For those who think that the foregoing is merely anecdotal chit chat, take a peek at this Canadian Federal Government report. Even as these thoughts percolate in my mind I cringe when I learn from the Standard that so many war lords have chosen Kenya as their base including that notorious RENAMO mass murderer, Dhlakama What’s His Face. Is it not amazing to witness a brutal thug who has presided over the cutting off children’s limbs and the mass rape of women suddenly convert into a “democrat” and a pinstriped partner for peace sedately sipping mushroom soup and chomping on crackers, working up their appetite to attack a sumptuous plate of lamb chops as he(almost INVARIABLY a MAN) as he exchanges notes on justice and sustainable development with their counterpart across the table- who was doing the exact thing in another corner of the country.

Dear Readers:

Forgive me for not DYING FROM SHEER EXCSTASY as I contemplate the lineup of the new Somali government. The fact that the delegates who participated in the elections included the very same war criminals that helped to destroy Somalia for the last three decades curbs my enthusiasm quite a bit.

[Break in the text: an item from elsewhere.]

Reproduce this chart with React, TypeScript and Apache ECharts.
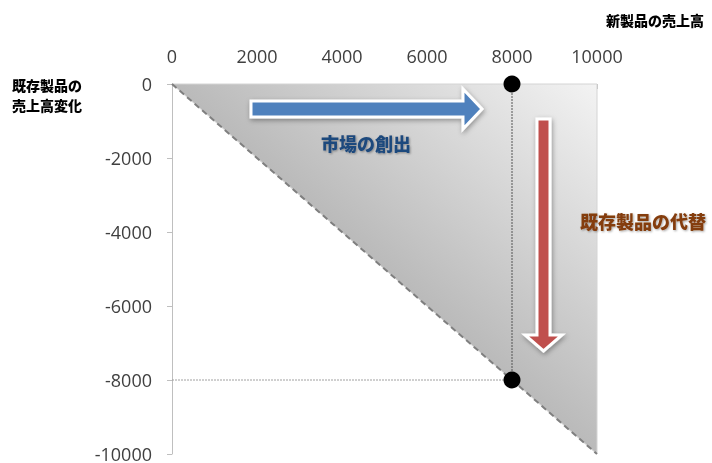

While it is a relief to think that the swearing in of President COLONEL Abdullahi Yusuf Ahmed presages a new era in Somali politics that will hopefully lead to democracy, justice and so on, one cannot ignore the “partners” who were meeting to cobble this peace process.

Already the new entity has achieved what has eluded the Republic of Somaliland headquartered in Hargeysa- continental African diplomatic recognition.

When I see people like
Hussein Aideed sulking and boycotting the ceremony I am less than impressed because was not this same war lord who so many of my Somali friends told me collaborated with the very same Americans who his father had fought, collaborated with them to shut down al Barakat? The other ninety odd leaders who also shunned the swearing in of President Abdullahi for personal, clan and other reasons are also being disingenuous because many of them can hardly be considered to be paragons of inclusiveness. Until very recently none of the major clans saw ANY ROLE for Somali women in the peace process and it is a testimony to the courage of

Asha Ahmed Abdallah

that she stood up against heavyweights like these; it is also a stark reminder of how male dominated Somali society is that she got only one other vote apart from the one she cast for herself. Here is a profile of two Somali women who participated in the process while this other report asks Somali women if they are satisfied with their representation in the process. I remember reading a very moving piece by exiled Somali novelist Nurudin Farrah writing in a journal published by Queen’s University in Kingston, Ontario about how it was Somali women who kept their families together in such diasporic oases like Toronto, Minneapolis, London etc while the men stayed up all night, chewing qat and discussing “politics”.

People are often irked by the way I sometimes mercilessly pour ice cold water on frothy celebrations, but I would rather be a party pooper rather than the ostrich with its neck and tiny head buried in the sand.

To my mind, the elevation of President Abdullahi is a very mixed blessing. It shows the promise as well as all the pitfalls that have bedeviled Somalia.

On the one hand, the “democratically elected” President is a very powerful war lord who is implicated in all that has ravaged Somalia; at the same time, his ascension to power represents a promise.

Will Col. Abdullahi Yusuf Ahmed and Somalia succeed?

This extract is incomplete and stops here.